その場合、たとえば一部の弁護士会に設置されている「仲裁センター」と連携したり、あるいは法律扶助事業新法人内にADRを設置し、その利用を斡旋するようにすれば、法律扶助事業新法人の運営に活性化をもたらし、同時に社会全体における紛争解決コストの低減にも繋がることになる。
(6) 裁判外のリーガルサービス費用(<1>)
法律扶助協会が行っている裁判外のリーガルサポート(法律相談、示談交渉代理など)に対しても、1993年度より、国から補助金が支出されているが、これについても法律扶助の対象として補助金をさらに増額すべきであるとの議論がある。
しかし、裁判外の法律扶助については「国民の裁判を受ける権利」と直接結びつくものとは必ずしも言い切れないものである。
したがって、裁判費用はともかく、法律相談や示談交渉代理等のリーガルサービス費用については、基本的には民間の工夫により解決すべきものと考える。仮に公的資金による補助を行うのであれば、各自治体が推進する福祉政策の一選択肢として、地方自治体の財政のなかで支出についての検討がなされるべきである。
自治体はそれぞれ重点を置く福祉政策は異なり、各地域のニーズや優先性に応じて異なる政策が展開されている。ある自治体は、住民のリーガルサービス費用について援助する政策を打ち出すこともあろうし、住民に対する法的知識の啓蒙に重点を置くことも考えられる。弁護士過疎地区などでは電話法律相談事業に資金援助することもありえよう。このような、リーガルサービスに対する地域の特色を生かした援助は、それを必要と認める自治体により各々多種多様に行われてよい。
なお、自治体が貸付対象を指定して、法律扶助事業新法人に一定額を貸し出し、その扶助認定を介して、当該自治体が設計する形で地域住民にサービスを提供するといった形態も一選択肢としてありえよう(※13)。

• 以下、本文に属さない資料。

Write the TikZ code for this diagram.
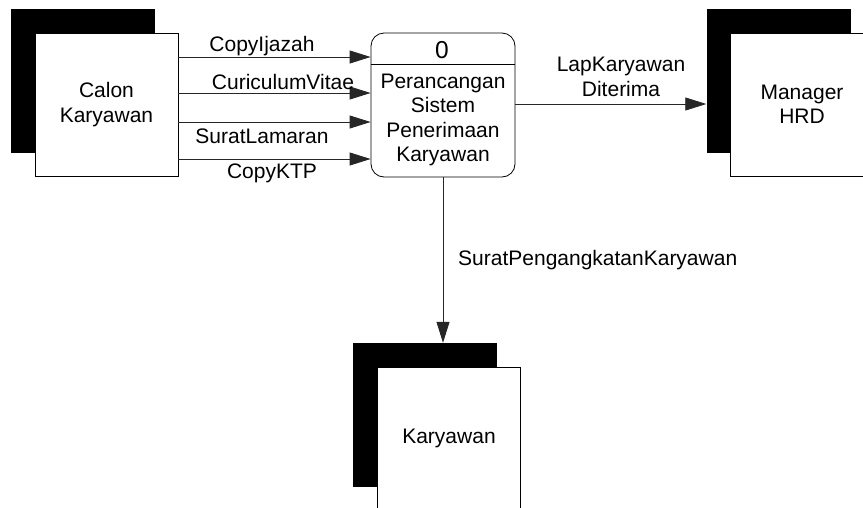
\documentclass[tikz,border=0pt]{standalone}
\usepackage{fontspec}
\setmainfont{Liberation Sans}
\usetikzlibrary{arrows.meta}
\begin{document}
\begin{tikzpicture}[x=1pt,y=-1pt,
  font=\fontsize{21}{24.5}\selectfont,
  entity/.style={draw=black, line width=0.8pt, fill=white, minimum width=143pt,
    minimum height=143pt, inner sep=0pt, align=center},
  backshade/.style={fill=black, draw=none, minimum width=144pt,
    minimum height=144pt, inner sep=0pt},
  procbox/.style={draw=black, line width=0.8pt, rounded corners=13pt,
    minimum width=144pt, minimum height=144pt, inner sep=0pt},
  flow/.style={draw=black!85, line width=0.8pt, -{Triangle[length=21pt,width=13pt]}},
  lbl/.style={inner sep=0pt, anchor=base}]
\useasboundingbox (0,0) rectangle (863,507);

% external entities: black offset block behind a white box
\node[backshade] (calonS) at (83,81) {};
\node[entity] (calon) at (106.5,104.5) {Calon\\Karyawan};

\node[backshade] (mgrS) at (778.5,81) {};
\node[entity] (mgr) at (802,104.5) {Manager\\HRD};

\node[backshade] (karS) at (424.5,415) {};
\node[entity] (kar) at (449,438.5) {Karyawan};

% process
\node[procbox] (proc) at (443,105) {};
\draw[line width=0.8pt] (proc.west |- 0,64) -- (proc.east |- 0,64);
\node[lbl, font=\fontsize{24.5}{28}\selectfont] (procid) at (442,58) {0};
\node[align=center, inner sep=0pt] (proctext) at (443,120)
  {Perancangan\\Sistem\\Penerimaan\\Karyawan};

% inputs
\draw[flow] (calon.east |- 0,57) -- (proc.west |- 0,57);
\draw[flow] (calon.east |- 0,93) -- (proc.west |- 0,93);
\draw[flow] (calon.east |- 0,122) -- (proc.west |- 0,122);
\draw[flow] (calon.east |- 0,159) -- (proc.west |- 0,159);
\node[lbl] (l1) at (262,51) {CopyIjazah};
\node[lbl] (l2) at (283,89) {CuriculumVitae};
\node[lbl] (l3) at (262,143) {SuratLamaran};
\node[lbl] (l4) at (272,178) {CopyKTP};

% outputs
\draw[flow] (proc.east |- 0,104) -- (mgrS.west |- 0,104);
\node[align=center, inner sep=0pt] (l5) at (621,77) {LapKaryawan\\Diterima};

\draw[flow] (proc.south) -- (proc.south |- karS.north);
\node[lbl, anchor=base west] (l6) at (458,265) {SuratPengangkatanKaryawan};
\end{tikzpicture}
\end{document}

(※13)東京都は、1999年度より、夫からの暴力を理由に離婚や損害賠償を求める裁判やセクハラを理由に損害賠償を求める裁判などを起こそうという女性を対象に、法律扶助協会を通じて裁判費用を貸し付ける制度を試験的に導入している(東京都生活文化局)。
(7) 裁判所による本人訴訟サポートサービス(<2>)
わが国の民事訴訟制度は弁護士強制主義を採用しておらず、実際に簡裁や地裁以上の裁判所においても本人訴訟が多く存在している(※14)。
そこで、裁判所は、本人訴訟を希望する者が自己の努力で提訴や応訴をし易くするためのサポート体制を構築することが望ましい。
すなわち、現在、簡易裁判所では受付相談センターを設置し、書記官が少額訴訟に関わる提訴の方法等、訴訟手続きについての相談に応じているが、同様の制度を地方裁判所においても採用し、本人訴訟を希望する者に対し、提訴あるいは応訴のためのサポートを行うこととする。
このような裁判所の本人訴訟サポートサービスは、法律扶助利用者が代理人費用を節約するために本人訴訟を希望する場合にも有用である。

(※14)地方裁判所の段階でも本人訴訟率は50%を超えるといわれる(伊藤眞「民事訴訟法」p111)。
(8) 裁判外紛争解決費用保険・共済の開発(<1><4>)
民間により、訴訟費用以外に費やす紛争解決費用を保障する保険もしくは共済制度が開発されれば(※15)、国民へのリーガルサポート体制はさらに充実されよう。
リーガルサービス共済制度は、企業や商工会、自治体などが弁護士会などの法律職能団体に一定の掛け金を納めることにより、その構成員が、法律相談や示談交渉代理等のリーガルサービスを、無料または一部自己負担で享受できるものである。
その他、共済が、たとえば弁護士会の仲裁センターなどの民間ADRと連携することになれば、共済加入団体の構成員は、紛争の発生段階で、その解決までを視野に捉えることも可能となる。
民間による裁判外紛争解決費用保険や共済制度は、利用者側にも提供者側にもメリットがあり、利用者が拡大すれば、結果として社会全体の紛争解決コストの低減に繋がることにもなることから、早期の開発が期待される。

(※15)訟費用保険については主に大陸法諸国で広く普及しているが、わが国では加害者側の弁護士費用を含む訴訟に要する費用を担保する保険としては身体傷害及び財物損壊事故を対象とする自動車保険、労災総合保険、各種賠償責任保険、弁護士賠償責任保険などの各種専門職業賠償責任保険、加害者側及び被害者側における訴訟費用及び弁護士費用をカバーする知的財産権訴訟費用保険が存在するものの、これ以外に被害者側のこの種の費用をカバーする訴訟費用保険はない(1998.3.23 法律扶助制度研究会「報告書」p10)。なお、現在、日弁連が保険会社と共同して、権利保護保険の開発を検討している。